>> START
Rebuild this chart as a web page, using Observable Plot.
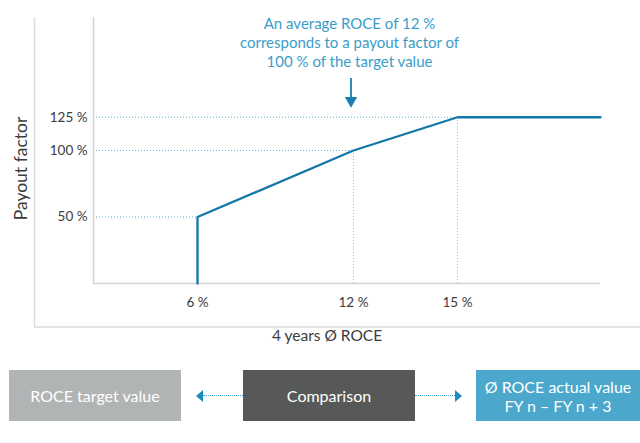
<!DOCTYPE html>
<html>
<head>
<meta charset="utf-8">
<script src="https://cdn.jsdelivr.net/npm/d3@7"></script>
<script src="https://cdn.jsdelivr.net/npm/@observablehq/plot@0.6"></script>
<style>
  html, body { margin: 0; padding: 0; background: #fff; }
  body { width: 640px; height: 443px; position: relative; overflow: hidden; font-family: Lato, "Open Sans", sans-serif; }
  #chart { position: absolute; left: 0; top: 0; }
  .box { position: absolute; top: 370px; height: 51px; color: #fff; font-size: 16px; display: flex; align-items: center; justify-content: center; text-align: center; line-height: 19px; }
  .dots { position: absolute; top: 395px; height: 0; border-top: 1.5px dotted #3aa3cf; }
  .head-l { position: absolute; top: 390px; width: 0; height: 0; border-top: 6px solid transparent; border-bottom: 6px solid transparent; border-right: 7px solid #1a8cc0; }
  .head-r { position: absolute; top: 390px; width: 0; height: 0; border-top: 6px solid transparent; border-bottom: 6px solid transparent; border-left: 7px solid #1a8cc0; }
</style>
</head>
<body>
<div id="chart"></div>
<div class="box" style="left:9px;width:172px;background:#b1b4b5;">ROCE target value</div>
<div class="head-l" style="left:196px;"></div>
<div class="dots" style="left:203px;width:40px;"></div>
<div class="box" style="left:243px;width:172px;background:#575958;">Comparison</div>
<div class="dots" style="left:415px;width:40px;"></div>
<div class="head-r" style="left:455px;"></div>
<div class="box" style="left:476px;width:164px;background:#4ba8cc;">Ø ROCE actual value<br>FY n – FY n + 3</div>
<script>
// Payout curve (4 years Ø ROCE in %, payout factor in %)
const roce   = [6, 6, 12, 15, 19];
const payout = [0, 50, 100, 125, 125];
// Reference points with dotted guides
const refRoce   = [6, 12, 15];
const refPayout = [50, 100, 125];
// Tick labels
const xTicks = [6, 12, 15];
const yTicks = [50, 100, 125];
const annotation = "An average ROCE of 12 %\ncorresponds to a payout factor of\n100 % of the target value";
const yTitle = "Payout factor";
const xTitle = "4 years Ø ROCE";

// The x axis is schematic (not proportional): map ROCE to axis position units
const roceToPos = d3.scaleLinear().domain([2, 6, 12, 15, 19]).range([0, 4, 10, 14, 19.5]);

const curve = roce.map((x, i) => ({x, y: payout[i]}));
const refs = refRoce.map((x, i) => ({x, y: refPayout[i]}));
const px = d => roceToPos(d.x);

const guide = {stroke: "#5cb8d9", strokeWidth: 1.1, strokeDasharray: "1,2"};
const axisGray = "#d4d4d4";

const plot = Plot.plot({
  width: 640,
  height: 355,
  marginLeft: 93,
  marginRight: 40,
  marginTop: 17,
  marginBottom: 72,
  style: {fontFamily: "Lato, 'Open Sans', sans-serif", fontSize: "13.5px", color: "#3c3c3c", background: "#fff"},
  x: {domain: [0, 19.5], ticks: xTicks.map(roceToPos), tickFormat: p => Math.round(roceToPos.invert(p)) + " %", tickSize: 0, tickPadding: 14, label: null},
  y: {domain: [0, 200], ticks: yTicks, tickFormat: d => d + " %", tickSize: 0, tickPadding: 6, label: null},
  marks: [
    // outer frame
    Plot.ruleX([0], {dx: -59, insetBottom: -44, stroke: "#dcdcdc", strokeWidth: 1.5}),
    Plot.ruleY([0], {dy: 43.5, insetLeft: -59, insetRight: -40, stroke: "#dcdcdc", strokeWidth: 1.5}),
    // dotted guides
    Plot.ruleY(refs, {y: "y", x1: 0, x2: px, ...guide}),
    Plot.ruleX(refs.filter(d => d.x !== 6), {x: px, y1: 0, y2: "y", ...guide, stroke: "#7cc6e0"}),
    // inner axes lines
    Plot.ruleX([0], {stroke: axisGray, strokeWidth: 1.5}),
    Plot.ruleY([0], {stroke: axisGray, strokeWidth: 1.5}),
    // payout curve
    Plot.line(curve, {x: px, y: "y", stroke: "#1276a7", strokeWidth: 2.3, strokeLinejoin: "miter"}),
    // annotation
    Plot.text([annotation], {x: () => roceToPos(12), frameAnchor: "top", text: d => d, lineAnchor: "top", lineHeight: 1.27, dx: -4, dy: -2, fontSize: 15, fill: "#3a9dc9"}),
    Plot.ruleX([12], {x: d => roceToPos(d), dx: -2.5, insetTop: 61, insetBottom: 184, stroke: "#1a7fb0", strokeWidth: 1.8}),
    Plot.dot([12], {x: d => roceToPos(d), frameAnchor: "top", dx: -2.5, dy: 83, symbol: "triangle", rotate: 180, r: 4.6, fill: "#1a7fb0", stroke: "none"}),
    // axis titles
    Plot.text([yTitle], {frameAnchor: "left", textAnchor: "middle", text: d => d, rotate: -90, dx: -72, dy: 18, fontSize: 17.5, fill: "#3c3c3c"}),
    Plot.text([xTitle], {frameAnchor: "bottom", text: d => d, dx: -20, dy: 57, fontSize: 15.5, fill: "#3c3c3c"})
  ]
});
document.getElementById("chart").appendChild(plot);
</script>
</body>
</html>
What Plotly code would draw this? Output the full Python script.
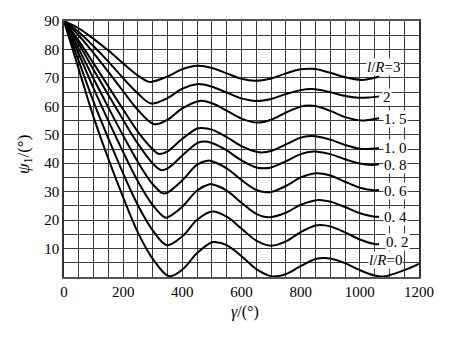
>> END
>> START
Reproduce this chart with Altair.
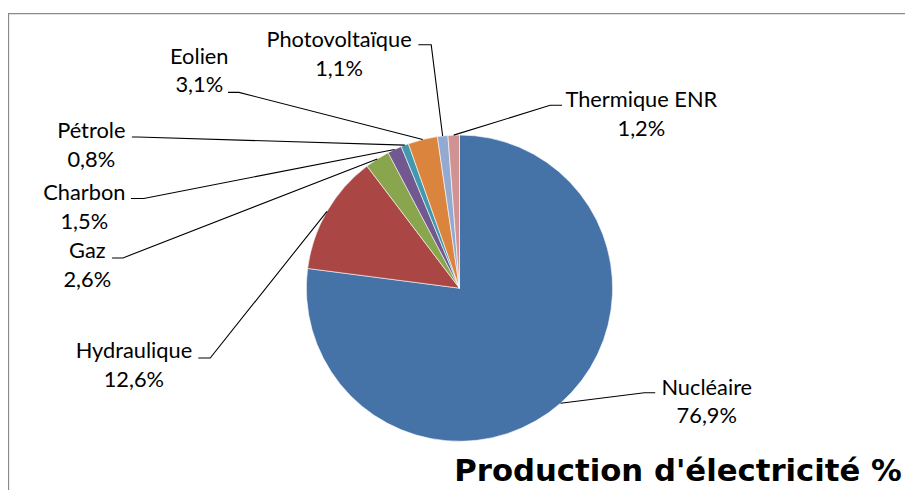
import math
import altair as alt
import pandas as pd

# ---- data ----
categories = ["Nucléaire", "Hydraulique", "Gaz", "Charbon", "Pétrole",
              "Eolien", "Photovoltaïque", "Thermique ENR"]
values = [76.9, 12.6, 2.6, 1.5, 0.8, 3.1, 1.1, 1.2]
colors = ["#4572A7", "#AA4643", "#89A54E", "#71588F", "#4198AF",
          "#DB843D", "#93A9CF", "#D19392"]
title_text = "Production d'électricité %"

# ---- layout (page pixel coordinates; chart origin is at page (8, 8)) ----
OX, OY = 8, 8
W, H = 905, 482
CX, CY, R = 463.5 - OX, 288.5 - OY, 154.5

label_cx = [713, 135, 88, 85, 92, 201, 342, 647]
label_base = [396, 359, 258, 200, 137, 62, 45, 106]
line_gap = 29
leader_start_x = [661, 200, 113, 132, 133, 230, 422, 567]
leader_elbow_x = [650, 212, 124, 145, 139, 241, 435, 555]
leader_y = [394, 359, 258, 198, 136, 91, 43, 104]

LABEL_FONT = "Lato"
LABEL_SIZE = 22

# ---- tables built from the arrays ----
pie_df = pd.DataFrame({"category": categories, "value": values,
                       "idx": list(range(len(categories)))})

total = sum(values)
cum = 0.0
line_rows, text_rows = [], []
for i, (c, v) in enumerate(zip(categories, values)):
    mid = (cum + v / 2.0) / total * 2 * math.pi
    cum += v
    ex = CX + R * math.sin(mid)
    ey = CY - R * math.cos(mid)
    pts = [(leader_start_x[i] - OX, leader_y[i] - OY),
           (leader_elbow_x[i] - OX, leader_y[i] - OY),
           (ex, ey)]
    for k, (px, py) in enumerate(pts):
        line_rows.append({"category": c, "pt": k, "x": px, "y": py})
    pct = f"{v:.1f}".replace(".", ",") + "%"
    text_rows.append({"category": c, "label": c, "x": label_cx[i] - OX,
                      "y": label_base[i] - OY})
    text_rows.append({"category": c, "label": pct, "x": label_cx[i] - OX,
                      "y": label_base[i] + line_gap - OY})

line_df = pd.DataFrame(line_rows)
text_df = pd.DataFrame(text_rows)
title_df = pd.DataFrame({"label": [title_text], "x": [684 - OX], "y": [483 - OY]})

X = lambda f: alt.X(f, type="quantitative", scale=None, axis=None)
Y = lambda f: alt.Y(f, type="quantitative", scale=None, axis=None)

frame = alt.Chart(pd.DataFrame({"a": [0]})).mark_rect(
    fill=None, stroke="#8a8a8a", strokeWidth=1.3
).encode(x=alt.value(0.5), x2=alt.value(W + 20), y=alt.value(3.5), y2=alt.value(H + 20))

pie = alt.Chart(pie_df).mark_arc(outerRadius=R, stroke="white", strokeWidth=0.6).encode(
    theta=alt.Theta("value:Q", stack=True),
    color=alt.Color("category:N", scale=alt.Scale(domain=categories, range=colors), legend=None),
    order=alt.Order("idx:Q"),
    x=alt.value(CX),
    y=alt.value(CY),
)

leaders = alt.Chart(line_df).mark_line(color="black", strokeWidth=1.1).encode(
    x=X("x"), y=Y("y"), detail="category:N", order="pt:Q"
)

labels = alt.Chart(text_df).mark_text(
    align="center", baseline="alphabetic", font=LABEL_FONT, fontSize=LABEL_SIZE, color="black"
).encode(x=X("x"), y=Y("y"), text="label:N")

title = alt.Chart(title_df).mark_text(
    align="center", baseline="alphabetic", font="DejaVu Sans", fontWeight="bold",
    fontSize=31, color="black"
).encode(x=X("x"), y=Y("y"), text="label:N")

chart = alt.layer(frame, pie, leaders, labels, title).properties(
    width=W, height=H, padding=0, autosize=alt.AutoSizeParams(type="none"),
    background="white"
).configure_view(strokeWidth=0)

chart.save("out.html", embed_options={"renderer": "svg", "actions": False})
>> END
Requirements » Working from the entries above, return all lines that contain "page".

Output of the task »
Rebuild this chart as a web page, using Observable Plot.
# ---- layout (page pixel coordinates; chart origin is at page (8, 8)) ----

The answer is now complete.